Slug Christ’s “DEEP (un)LEARNING” feels like a complete artistic statement

On his new album co-produced with Nedarb, the LA-based artist pushes himself further than he’s ever gone.

photography by @bobbyleepalmer

Slug Christ, for better or for worse, is an experimenter. He has quietly been picking apart rap music for nearly a decade, inserting disparate influences into cloud rap and post-Lil B improvisations. Much of this has been alongside buddies and collaborators from Awful Records, a group with a reputation as genre-pushing weirdos with tendrils throughout the underground. While Awful can get weird, select moments of Slug Christ’s discography make Father sound like Quavo.

This is not necessarily a quality judgement, as not all of Slugga’s creative outings have been resounding successes. At times, it felt like he didn’t even want to be a rapper; in certain interviews, he expressed a desire to not be boxed in by genre. With these feelings bubbling under the surface, it was only a matter of time before Slug released something like DEEP (un)LEARNING, a project that feels creatively free without denying any of his musical interests.

The ethos of DEEP (un)LEARNING is something Slug Christ seems determined to make clear: on Soundcloud, it’s tagged as an ambient release with a paragraph-long description about abandoning the confines of genre. Of course, none of this is necessary, as you’ll get halfway through the album before encountering any vocal delivery that sounds like rapping. The first track, “Wolves“, makes Slug Christ’s new direction very clear. It’s spacey and slow, with the first half of the song featuring no drums at all, carrying itself with extended instrumental passages of synths and piano. It reaches a climax with a hopelessly slow marching beat as Slug Christ cries out in pain: “now I find myself covered in blood.”

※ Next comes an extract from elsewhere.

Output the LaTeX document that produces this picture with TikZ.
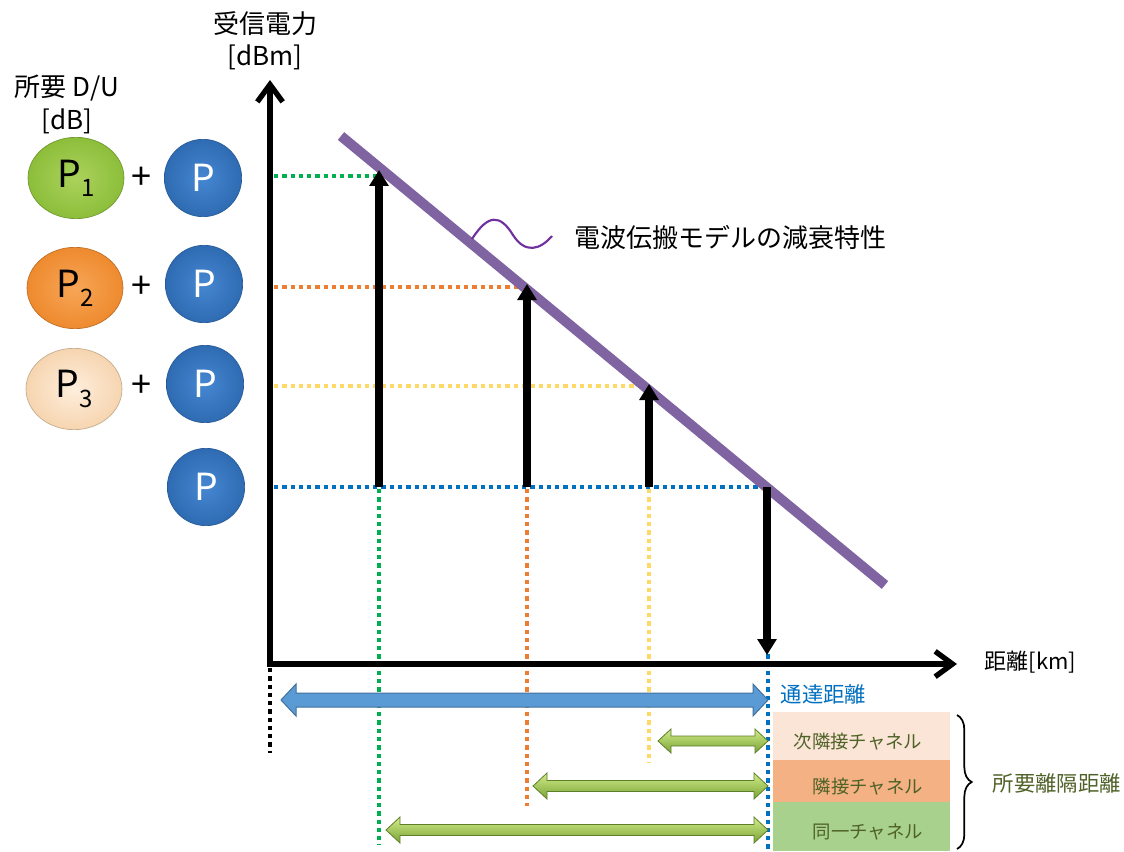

Overall, this new style fits Slug’s voice more than any other. At times, his rap delivery has felt grating and never quite matched the traumatic content he was talking about; here, we get a full range of Slug emotions, from abject sadness to unending pain. “Cherry Blossom (Sound of Staying)” is one of his finest vocal performances ever, as well as an obvious highlight of the project. The verses find him channeling your favorite pop-punk singer, which is great, but the true jaw-drop moment is the chorus, where Slug pushes his voice to the point of breaking.

This delivery feels like a much more honest vessel for him, and the lyrics seem to follow in terms of honesty. While we get some relatively basic assertions of sadness and despair, there are also moments of self-reflection. He seems to acknowledge his shortcomings in dealing with other’s emotional instability in the aforementioned Cherry Blossom by responding to a suicidal call for help with “that’s my line, and you know it.” In Eulogy, he tells us that he can’t relate to another person before quickly admitting that it’s his own fault. Slug Christ is certainly as sad as ever, but it feels deeper here, something that the listener can feel rather than just hear about.

Of course, this feeling of true sadness only works so well because of the impressive co-production from Nedarb. A frequent GOTHBOICLIQUE producer, he shows off his versatility by pivoting from the expected Lil Peep-emo on “I Don’t Deserve This Heaven” to ambient drone on the beginning of “Deep Unlearning“. The abandonment of more traditional structure does not always work, however, with some tracks like 27 Years of Pain ending up feeling a bit like a blurry wash of synth pads soaked in reverb.

Despite this, Nedarb’s co-production lends Slug Christ something his previous projects have missed: cohesiveness. DEEP (un)LEARNING feels like a complete artistic statement. While the sounds themselves may not be quite as revolutionary as the Soundcloud description hypes them up to be, it feels like Slug Christ has found a way to express himself without the limitations of typical rap conventions, while at the same time not fully abandoning the genre which brought him popularity. That, to me, makes this one of his experiments a success.